We have all heard the past predictions of when the “bounce” in the construction market would occur. I remember hearing predictions that included the first quarter of ’09 and the fourth. And now, it certainly seems like it’s anybody’s guess. For every encouraging sign — Quadrant announcing it is going to start acquiring land again on which to build houses — there are equally gloomy signs, including that the commercial sector appears to be significantly overbuilt for current needs.
Contractor clients and friends talk about the difficulty of finding work, and that what work is available is being taken at bid prices that approach (if not fall below) what is perceived to be “cost” for that work. In three short years, we have gone from a market in which contractor margins were at their highest in most people’s memory, to an owner’s market in which the few projects available are the target of intense competition, resulting in a great deal for those who have the wherewithal to build in these tough times.

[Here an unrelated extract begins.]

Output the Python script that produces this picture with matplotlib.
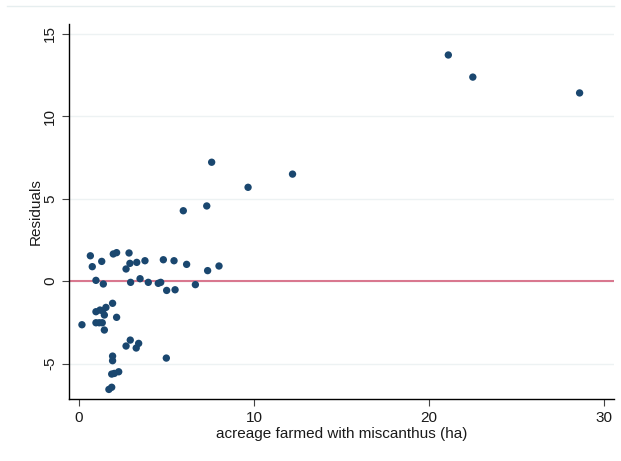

The one trend that has become noticeable lately is that contractors have renewed their investment in trying to figure out how best to weather the current downtime. When the market first turned, attendance at construction seminars plummeted, as companies sought to “cut the fat” from their budgets. Even popular regularly-scheduled seminars that traditionally drew big crowds went wanting, and many were cancelled. But lately that trend has turned around.
Apparently owing to the need to expand traditional bases and become more competitive for the government-funded work that is coming online, seminars dealing with government contracting and alternate delivery methods have become exceptionally well attended as of. A recent seminar on design/build contracting drew more than 160 to a morning conference, where attendees heard from speakers on a variety of topics, both in regard to private and public work design/build methodologies.
Of course there are huge design/build projects on the way like the Seattle waterfront tunnel, and huge ones already under way, like portions of the Brightwater project. But even more, public owners like the University of Washington and Washington Department of Transportation are finding some real success with design/build. And, with both federal and state projects establishing more and more success with design/build, all kinds of firms — contractors, consultants, designers and even owners — appear anxious to know more about how they might compete in that arena.
I was involved in one of the UW’s first design/build procurements in the early ‘90s, which was a very rough experience both for us as the contractor, and for the owner, too. Even though the job was completed and still looks great today, lots of hard lessons were learned, and it soured the UW on design/build for quite a while. But lately, the UW, like other public owners, has renewed its interest in design/build, and completed an excellent design/build/operate project a few years ago which, in contrast to our job two decades ago, has been a real example of what’s possible.
So, while we all look to the horizon waiting to see the first signs of a real “bounce,” that effort might really be helped by those companies that are out trying to broaden their appeal, capitalize on their experience and find new ways to weather this storm.